I want to digress here a minute. We often talk of this as Pauls’ conversion experience, but this is only partly so. When Jesus confronted him on the road, did he say to Paul/Saul then, “now all you have to do is believe in Me. Say this prayer and now you are a Christian?” Saul was confronted there with his own sinfulness. In Luke’s account in Acts chapter 9, Jesus, after confronting him, only tells him to “get up and enter the city and it will be told you what you must do.” Was Paul saved at that point? It doesn’t seem so. Jesus doesn’t rush things the way we do sometimes. We want a decision card signed right away. Jesus was willing to wait. He didn’t want a partially saved Saul. A sort of saint. He was willing to wait for the real deal.

Saul is in Damascus for three days. He was blind during that entire period. He was so undone during that time that the Bible says he “neither ate nor drank.” How undone would you have to be to not only eat but not even drink anything for three days? I believe this is where everything that he had ever done hit him square between the eyes. He had no natural sight, but his spiritual sight dawned during this time. At the end of this three days, Paul is a changed man. The law that he had trusted in rose up and slayed him. In particular, he realized the depth of his own covetousness. What he had thought he was doing for God, he was actually doing for his own sorry self. The man that Annanias saw at the end of that three days was a remarkably different man than the man struck down on the road. His balloon had been thoroughly popped. But, unlike the rich young ruler, he was determined to follow this man who he had been persecuting with the same tenacity for Christ that he had practiced against Christ. How welcome those words that Annanias spoke to him must have been, “Brother Saul...receive your sight!...Get up and be baptized, and wash away your sins, calling on His name.” (Acts 22:13, 16) You will be “filled with the Holy Spirit.” Paul could be filled with the Holy Spirit only because he had been emptied of himself.
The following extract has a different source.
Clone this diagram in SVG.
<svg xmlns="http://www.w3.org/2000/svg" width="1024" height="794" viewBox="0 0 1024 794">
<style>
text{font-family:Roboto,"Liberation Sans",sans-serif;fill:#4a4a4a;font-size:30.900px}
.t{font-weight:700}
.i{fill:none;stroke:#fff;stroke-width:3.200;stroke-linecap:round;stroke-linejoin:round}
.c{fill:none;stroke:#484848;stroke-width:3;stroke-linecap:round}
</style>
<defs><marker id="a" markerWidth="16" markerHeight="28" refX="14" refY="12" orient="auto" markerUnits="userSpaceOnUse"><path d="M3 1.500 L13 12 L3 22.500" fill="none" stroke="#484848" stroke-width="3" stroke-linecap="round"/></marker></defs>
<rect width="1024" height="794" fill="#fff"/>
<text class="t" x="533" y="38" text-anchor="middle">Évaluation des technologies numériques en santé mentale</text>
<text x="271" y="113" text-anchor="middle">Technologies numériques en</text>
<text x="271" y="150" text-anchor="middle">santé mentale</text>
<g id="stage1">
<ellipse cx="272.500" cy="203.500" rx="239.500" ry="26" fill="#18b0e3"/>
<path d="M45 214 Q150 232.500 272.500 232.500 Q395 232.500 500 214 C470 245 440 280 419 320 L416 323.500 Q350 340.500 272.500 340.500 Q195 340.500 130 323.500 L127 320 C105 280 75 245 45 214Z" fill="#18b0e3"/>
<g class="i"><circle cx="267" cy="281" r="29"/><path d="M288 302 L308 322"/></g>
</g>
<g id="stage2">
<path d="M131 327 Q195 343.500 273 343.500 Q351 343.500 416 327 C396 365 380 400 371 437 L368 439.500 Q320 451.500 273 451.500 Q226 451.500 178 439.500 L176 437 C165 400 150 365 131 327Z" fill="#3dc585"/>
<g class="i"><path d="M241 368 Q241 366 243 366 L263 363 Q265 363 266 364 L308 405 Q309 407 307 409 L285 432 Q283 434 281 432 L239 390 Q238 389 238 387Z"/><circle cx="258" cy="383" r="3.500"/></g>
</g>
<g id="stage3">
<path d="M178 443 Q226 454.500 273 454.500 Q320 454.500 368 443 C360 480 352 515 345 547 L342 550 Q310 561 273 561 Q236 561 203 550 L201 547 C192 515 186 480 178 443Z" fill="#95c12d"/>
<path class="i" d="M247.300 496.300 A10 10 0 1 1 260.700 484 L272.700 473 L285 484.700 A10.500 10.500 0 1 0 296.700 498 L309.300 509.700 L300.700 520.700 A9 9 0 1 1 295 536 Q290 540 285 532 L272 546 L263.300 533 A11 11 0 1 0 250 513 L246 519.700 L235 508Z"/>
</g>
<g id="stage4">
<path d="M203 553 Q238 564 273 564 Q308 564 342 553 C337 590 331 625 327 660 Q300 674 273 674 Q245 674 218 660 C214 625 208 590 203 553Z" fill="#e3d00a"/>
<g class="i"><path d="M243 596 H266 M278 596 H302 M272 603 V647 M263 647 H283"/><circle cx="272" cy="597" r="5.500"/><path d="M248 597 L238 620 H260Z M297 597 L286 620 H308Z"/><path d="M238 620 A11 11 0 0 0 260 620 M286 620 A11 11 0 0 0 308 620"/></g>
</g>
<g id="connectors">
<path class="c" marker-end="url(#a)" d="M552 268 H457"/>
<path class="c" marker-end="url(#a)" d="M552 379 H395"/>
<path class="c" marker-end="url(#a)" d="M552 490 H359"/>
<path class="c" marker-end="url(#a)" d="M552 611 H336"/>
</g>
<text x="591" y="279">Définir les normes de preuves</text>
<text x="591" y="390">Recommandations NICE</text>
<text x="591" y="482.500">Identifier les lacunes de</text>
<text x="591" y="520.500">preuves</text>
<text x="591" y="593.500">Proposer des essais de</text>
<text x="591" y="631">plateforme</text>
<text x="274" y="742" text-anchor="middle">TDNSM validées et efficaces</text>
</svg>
In verse 12 of Romans 7, Paul says that the Law is holy, righteous, and good. In verse 13, he asks, is that law which is good become a cause of death to me? Again, we have the strong negative, “May it never be.” He says, (NKJV) “sin, that it might appear sin, was producing death in me through what is good, that sin through the commandment might become exceedingly sinful.”

In the case of the woman I described to you earlier, the sin that came out in all it’s ugliness had been in her heart all along. If she had never had the husband that she had, the same sinfulness would have been there. It is in fact in all of us. But in a way, having a husband who was “a stern taskmaster” drove her first to have the sin in her heart exposed, and then to the forgiveness which is found in Christ Jesus.

In Paul’s case, the sin that had been in his heart all along was exposed after his confrontation with Christ on the road to Damascus. Through what we might call “the enlightened law” his sinfulness came exceedingly sinful.

Romans 7:13 The Passion Translation

So, did something meant to be good become death to me? Certainly not! It was not the law but sin unmasked that produced my spiritual death. The sacred commandment merely uncovered the evil of sin so it could be seen for what it is.”

This really ushers us into the next section. Paul is still in “I” mode, but now he is not talking about what happened in the past in one moment, but something that is ongoing in the heart of a young believer. As Paul progresses in his spiritual experience, sin does not become less sinful, but even more “exceedingly sinful.”